D.4 Simulate the transition from adiabatic to diabatic evolution. Starting in the spin-up state, evolve a spin-1/2 in a field rotating at frequency $\omega$, and plot the probability of remaining in the instantaneous eigenstate as a function of $\omega/\omega_L$ (the adiabatic parameter). You should see a crossover from near-1 (adiabatic) to near-0.5 (diabatic) as $\omega/\omega_L$ increases from 0 to $\sim 1$.
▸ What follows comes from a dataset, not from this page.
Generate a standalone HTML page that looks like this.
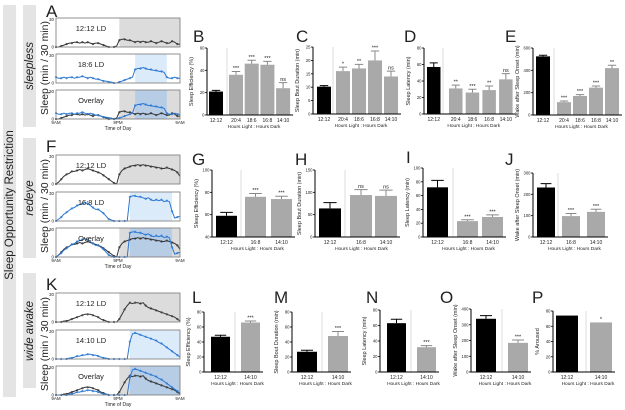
<!DOCTYPE html>
<html><head><meta charset="utf-8">
<style>
html,body{margin:0;padding:0;background:#fff;}
svg{display:block;font-family:"Liberation Sans",sans-serif;}
</style></head>
<body>
<svg id="fig" width="625" height="410" viewBox="0 0 625 410" xmlns="http://www.w3.org/2000/svg">
<rect x="3" y="5" width="13" height="392" fill="#e4e4e4"/>
<text transform="translate(13,205) rotate(-90)" text-anchor="middle" font-size="11.5" fill="#222">Sleep Opportunity Restriction</text>
<rect x="23" y="5" width="13" height="122" fill="#e4e4e4"/>
<text transform="translate(33,66) rotate(-90)" text-anchor="middle" font-size="11.5" font-style="italic" fill="#222">sleepless</text>
<rect x="23" y="138" width="13" height="120" fill="#e4e4e4"/>
<text transform="translate(33,198) rotate(-90)" text-anchor="middle" font-size="11.5" font-style="italic" fill="#222">redeye</text>
<rect x="23" y="273" width="13" height="115" fill="#e4e4e4"/>
<text transform="translate(33,331) rotate(-90)" text-anchor="middle" font-size="11.5" font-style="italic" fill="#222">wide awake</text>
</svg>
<script>
// ---------- line panel data (48 half-hour bins starting 9AM) ----------
const sleeplessLD1212 = [0,0,1,2,3,4,4,5,5,4,5,4,5,4,3,4,4,3,2,1,0,0,0,1,7,8,8,7,7,6,5,6,5,6,5,5,6,5,4,5,6,5,4,4,6,5,3,3];
const sleeplessLD186 = [6,5,5,6,5,6,6,5,6,6,7,6,5,6,5,4,4,3,2,2,1,1,0,0,1,2,3,4,5,6,14,15,15,16,15,14,14,13,13,12,12,11,6,5,5,6,5,5];
const redeyeLD1212 = [0,2,5,8,10,11,13,13,14,15,14,15,16,15,14,13,12,11,9,7,5,3,1,0,10,14,16,17,18,19,19,20,19,20,19,19,18,18,17,17,16,16,17,16,15,14,12,8];
const redeyeLD168 = [0,2,4,7,9,11,13,14,16,17,18,19,18,16,14,12,12,10,8,5,2,1,0,0,0,0,0,0,25,26,26,25,25,24,23,24,22,21,22,21,22,20,21,20,10,3,4,5];
const wideLD1212 = [0,0,0,1,1,2,3,4,5,6,7,8,8,8,7,6,5,3,2,1,0,0,0,0,3,8,13,17,20,19,20,20,19,20,17,15,14,13,12,11,10,9,8,7,6,5,3,1];
const wideLD1410 = [0,0,0,0,0,1,1,2,3,3,4,4,5,5,4,4,3,2,1,1,0,0,0,0,0,0,0,0,18,26,27,26,25,24,23,22,21,20,19,17,16,14,12,10,8,6,4,2];
const darkLD1212 = [24,48];
const darkLD186 = [30,42];
const darkLD168 = [28,44];
const darkLD1410 = [28,47];

// ---------- bar panel data ----------
const groupsB = ["12:12","20:4","18:6","16:8","14:10"];
const valsB = [21,36,46,45,24]; const errB = [1,3,3,3,5]; const sigB = ["","***","***","***","ns"];
const valsC = [10.2,16,17,20,14]; const errC = [0.4,1.5,1.5,3.5,2]; const sigC = ["","*","**","***","ns"];
const valsD = [57,31,26,29,42]; const errD = [5,4,4,5,7]; const sigD = ["","**","***","**","ns"];
const valsE = [525,115,170,245,420]; const errE = [10,10,12,15,25]; const sigE = ["","***","***","***","**"];
const groupsG = ["12:12","16:8","14:10"];
const valsG = [59,76,74]; const errG = [3,3,2.5]; const sigG = ["","***","***"];
const valsH = [64,94,92]; const errH = [13,12,13]; const sigH = ["","ns","ns"];
const valsI = [72,23,29]; const errI = [10,2,3]; const sigI = ["","***","***"];
const valsJ = [232,98,118]; const errJ = [18,12,12]; const sigJ = ["","***","***"];
const groupsL = ["12:12","14:10"];
const valsL = [47,66]; const errL = [2,2]; const sigL = ["","***"];
const valsM = [27,48]; const errM = [2,6]; const sigM = ["","***"];
const valsN = [63,32]; const errN = [5,2]; const sigN = ["","***"];
const valsO = [338,185]; const errO = [20,18]; const sigO = ["","***"];
const valsP = [74,65]; const errP = [0,0]; const sigP = ["","*"];
const ticksB = [0,20,40,60], ticksC = [0,5,10,15,20,25], ticksD = [0,20,40,60,80], ticksE = [0,200,400,600];
const ticksG = [40,60,80,100], ticksH = [0,50,100,150], ticksI = [0,20,40,60,80,100], ticksJ = [0,100,200,300];
const ticks80 = [0,20,40,60,80], ticksO = [0,100,200,300,400];

const NS = "http://www.w3.org/2000/svg";
const svg = document.getElementById('fig');
function mk(tag, attrs, parent){
  const e = document.createElementNS(NS, tag);
  for (const k in attrs) e.setAttribute(k, attrs[k]);
  (parent||svg).appendChild(e); return e;
}
function txt(x,y,s,size,extra,parent){
  const t = mk('text', Object.assign({x:x,y:y,'font-size':size,fill:'#222'}, extra||{}), parent);
  t.textContent = s; return t;
}

const BLK = "#333", BLUE = "#2a76d2";
function linePanel(name, x0, y0, w, h, label, shades, series){
  const g = mk('g', {});
  
  
  const xs = i => x0 + i/47*w;
  const ys = v => y0 + h - v/30*h;
  shades.forEach(s=>{
    const r = mk('rect', {x:xs(s.r[0]), y:y0, width:Math.min(xs(s.r[1]), x0+w)-xs(s.r[0]), height:h, fill:s.c}, g);
    
    
  });
  series.forEach(s=>{
    const pts = s.d.map((v,i)=>xs(i).toFixed(1)+','+ys(v).toFixed(1)).join(' ');
    const pl = mk('polyline', {points:pts, fill:'none', stroke:s.c, 'stroke-width':1}, g);
    
    
    s.d.forEach((v,i)=>{ if(i%2==0){
      const c = mk('circle',{cx:xs(i),cy:ys(v),r:0.9,fill:'none',stroke:s.c,'stroke-width':0.5},g);
      
      
    }});
  });
  const b = mk('rect', {x:x0, y:y0, width:w, height:h, fill:'none', stroke:'#777', 'stroke-width':0.8}, g);
  
  
  const t30 = txt(x0-2, y0+3, '30', 4.5, {'text-anchor':'end'}, g);
  
  
  const t0 = txt(x0-2, y0+h+1.5, '0', 4.5, {'text-anchor':'end'}, g);
  
  
  const lt = txt(x0+35, y0+13, label, 7.5, {'text-anchor':'middle'}, g);
  
  
}
function timeAxis(x0, y, w){
  [['9AM',x0],['9PM',x0+w/2],['9AM',x0+w]].forEach(a=>{
    const t = txt(a[1], y+5, a[0], 4.5, {'text-anchor':'middle'});
    
    
  });
  const t = txt(x0+w/2, y+11, 'Time of Day', 5, {'text-anchor':'middle'});
  
  
}
const GR = "#dcdcdc", LB = "#dcebfa", OB = "#b7cde6";
function block(letter, ly, tops, lblB, dark2, blackD, blueD, ylabY){
  const X0=56, W=124, H=tops[3];
  const L = txt(46, ly, letter, 17, {});
  
  
  linePanel('actogram-1212-'+letter.toLowerCase(), X0, tops[0], W, H, '12:12 LD', [{r:darkLD1212,c:GR}], [{d:blackD,c:BLK,n:'sleep-line-1212'}]);
  linePanel('actogram-restricted-'+letter.toLowerCase(), X0, tops[1], W, H, lblB, [{r:dark2,c:LB}], [{d:blueD,c:BLUE,n:'sleep-line-restricted'}]);
  linePanel('actogram-overlay-'+letter.toLowerCase(), X0, tops[2], W, H, 'Overlay', [{r:darkLD1212,c:GR},{r:dark2,c:OB}], [{d:blackD,c:BLK,n:'sleep-line-1212'},{d:blueD,c:BLUE,n:'sleep-line-restricted'}]);
  timeAxis(X0, tops[2]+H, W);
  const yl = txt(0,0,'Sleep (min / 30 min)', 10.5, {'text-anchor':'middle', transform:'translate(48,'+ylabY+') rotate(-90)'});
  
  
}
block('A', 17, [18,54,90,29], '18:6 LD', darkLD186, sleeplessLD1212, sleeplessLD186, 68);
block('F', 152, [155,192,228,29], '16:8 LD', darkLD168, redeyeLD1212, redeyeLD168, 206);
block('K', 290, [293,330,366,29], '14:10 LD', darkLD1410, wideLD1212, wideLD1410, 344);

function barPanel(cfg){
  const g = mk('g', {});
  
  
  const ticks = cfg.ticks, lo = ticks[0], hi = ticks[ticks.length-1];
  const ys = v => cfg.bot - (v-lo)/(hi-lo)*(cfg.bot-cfg.top);
  const L = txt(cfg.lx, cfg.ly, cfg.letter, 17, {}, g);
  
  
  const n = cfg.vals.length;
  const bx = i => i==0 ? cfg.first : cfg.gstart + (i-1)*cfg.pitch;
  const xEnd = bx(n-1) + cfg.bw + 3;
  const sep = mk('line',{x1:cfg.sep,x2:cfg.sep,y1:cfg.top,y2:cfg.bot,stroke:'#ddd','stroke-width':1},g);
  
  
  cfg.vals.forEach((v,i)=>{
    const x = bx(i), y = ys(v);
    const r = mk('rect',{x:x,y:y,width:cfg.bw,height:cfg.bot-y,fill:i==0?'#000':'#a9a9a9'},g);
    
    
    const e = cfg.err[i];
    if (e>0){
      const ye = ys(v+e), cx = x+cfg.bw/2;
      const el = mk('path',{d:`M${cx},${y}V${ye}M${cx-cfg.bw*0.3},${ye}H${cx+cfg.bw*0.3}`,stroke:i==0?'#000':'#888','stroke-width':1,fill:'none'},g);
      
      
    }
    if (cfg.sig[i]){
      const s = txt(x+cfg.bw/2, ys(v+e)-1.5, cfg.sig[i], 5.5, {'text-anchor':'middle'}, g);
      
      
    }
    const tl = txt(x+cfg.bw/2, cfg.bot+7, cfg.groups[i], 5, {'text-anchor':'middle'}, g);
    
    
  });
  const ax = mk('path',{d:`M${cfg.ax},${cfg.top}V${cfg.bot}H${xEnd}`,stroke:'#000','stroke-width':1,fill:'none'},g);
  
  
  ticks.forEach(t=>{
    const y = ys(t);
    const tk = mk('line',{x1:cfg.ax-2,x2:cfg.ax,y1:y,y2:y,stroke:'#000','stroke-width':0.8},g);
    
    
    const tl = txt(cfg.ax-2.5, y+1.5, String(t), 4.2, {'text-anchor':'end'}, g);
    
    
  });
  const xt = txt((cfg.ax+xEnd)/2+4, cfg.bot+13, 'Hours Light : Hours Dark', 4.8, {'text-anchor':'middle'}, g);
  
  
  const yt = txt(0,0,cfg.ylab,5.5,{'text-anchor':'middle',transform:`translate(${cfg.ax-14},${(cfg.top+cfg.bot)/2}) rotate(-90)`},g);
  
  
}
const SE="Sleep Efficiency (%)", SB="Sleep Bout Duration (min)", SL="Sleep Latency (min)", WA="Wake after Sleep Onset (min)";
barPanel({letter:'B',lx:193,ly:42,ax:207,top:48,bot:115,ticks:ticksB,groups:groupsB,vals:valsB,err:errB,sig:sigB,bw:14,first:209,sep:227,gstart:229,pitch:15.7,ylab:SE});
barPanel({letter:'C',lx:296,ly:42,ax:313,top:47,bot:114,ticks:ticksC,groups:groupsB,vals:valsC,err:errC,sig:sigC,bw:14,first:317,sep:333,gstart:336,pitch:16,ylab:SB});
barPanel({letter:'D',lx:404,ly:42,ax:424,top:48,bot:114,ticks:ticksD,groups:groupsB,vals:valsD,err:errD,sig:sigD,bw:13.5,first:427,sep:443,gstart:449,pitch:16.7,ylab:SL});
barPanel({letter:'E',lx:505,ly:42,ax:533,top:48,bot:115,ticks:ticksE,groups:groupsB,vals:valsE,err:errE,sig:sigE,bw:14,first:536,sep:554,gstart:557,pitch:16,ylab:WA});
barPanel({letter:'G',lx:192,ly:165,ax:212,top:170,bot:237,ticks:ticksG,groups:groupsG,vals:valsG,err:errG,sig:sigG,bw:21,first:216,sep:241,gstart:245,pitch:26,ylab:SE});
barPanel({letter:'H',lx:295,ly:165,ax:315,top:170,bot:237,ticks:ticksH,groups:groupsG,vals:valsH,err:errH,sig:sigH,bw:22,first:319,sep:345,gstart:350,pitch:25,ylab:SB});
barPanel({letter:'I',lx:406,ly:163,ax:423,top:168,bot:237,ticks:ticksI,groups:groupsG,vals:valsI,err:errI,sig:sigI,bw:21,first:427,sep:453,gstart:457,pitch:25,ylab:SL});
barPanel({letter:'J',lx:505,ly:165,ax:533,top:173,bot:237,ticks:ticksJ,groups:groupsG,vals:valsJ,err:errJ,sig:sigJ,bw:18,first:537,sep:558,gstart:562,pitch:25,ylab:WA});
barPanel({letter:'L',lx:192,ly:303,ax:204,top:312,bot:372,ticks:ticks80,groups:groupsL,vals:valsL,err:errL,sig:sigL,bw:19,first:211,sep:235,gstart:241,pitch:0,ylab:SE});
barPanel({letter:'M',lx:274,ly:303,ax:292,top:312,bot:372,ticks:ticks80,groups:groupsL,vals:valsM,err:errM,sig:sigM,bw:20,first:297,sep:322,gstart:328,pitch:0,ylab:SB});
barPanel({letter:'N',lx:366,ly:303,ax:380,top:310,bot:372,ticks:ticks80,groups:groupsL,vals:valsN,err:errN,sig:sigN,bw:19,first:387,sep:411,gstart:417,pitch:0,ylab:SL});
barPanel({letter:'O',lx:440,ly:303,ax:471,top:309,bot:372,ticks:ticksO,groups:groupsL,vals:valsO,err:errO,sig:sigO,bw:20,first:476,sep:502,gstart:508,pitch:0,ylab:WA});
barPanel({letter:'P',lx:532,ly:303,ax:553,top:311,bot:372,ticks:ticks80,groups:groupsL,vals:valsP,err:errP,sig:sigP,bw:22,first:556,sep:586,gstart:590,pitch:0,ylab:'% Aroused'});
</script>
</body></html>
Solutions to Selected Problems

A.1: The Berry phase is $\gamma_n = \oint_C \mathcal{A}_n \cdot d\mathbf{R}$, a line integral over the path $C$ in parameter space. Reparametrizing the path (e.g., traversing it at a different speed) does not change the integral, because $d\mathbf{R}$ tracks the geometric displacement, not the temporal one. The condition is that the adiabatic approximation must hold: the traversal must be slow enough that transitions to other levels are negligible. If the traversal is too fast, the system does not track the instantaneous eigenstate, and the concept of Berry phase for the $n$-th eigenstate breaks down.

B.1(b): $\mathcal{A}_\phi^+ = i \cdot i\sin^2(\alpha/2) = -\sin^2(\alpha/2)$.

B.1(d): $\gamma_+ = \int_0^{2\pi} \mathcal{A}_\phi^+ d\phi = -2\pi\sin^2(\alpha/2) = -\pi(1 - \cos\alpha)$.

B.5(a): $\Phi = 0.01 \times \pi \times (10^{-6})^2 = \pi \times 10^{-14}$ Wb.

B.5(b): $\Delta\phi = e\Phi/\hbar = (1.602 \times 10^{-19})(\pi \times 10^{-14})/(1.055 \times 10^{-34}) \approx 4.77 \times 10^{0} \approx 4.77$ rad.

C.3(c): The Berry phase for a loop enclosing the origin is $\gamma_- = \pi$, regardless of the radius of the circle. This is because the Berry curvature is concentrated at the degeneracy point (the conical intersection), and the total flux through any surface enclosing it is $\pi$.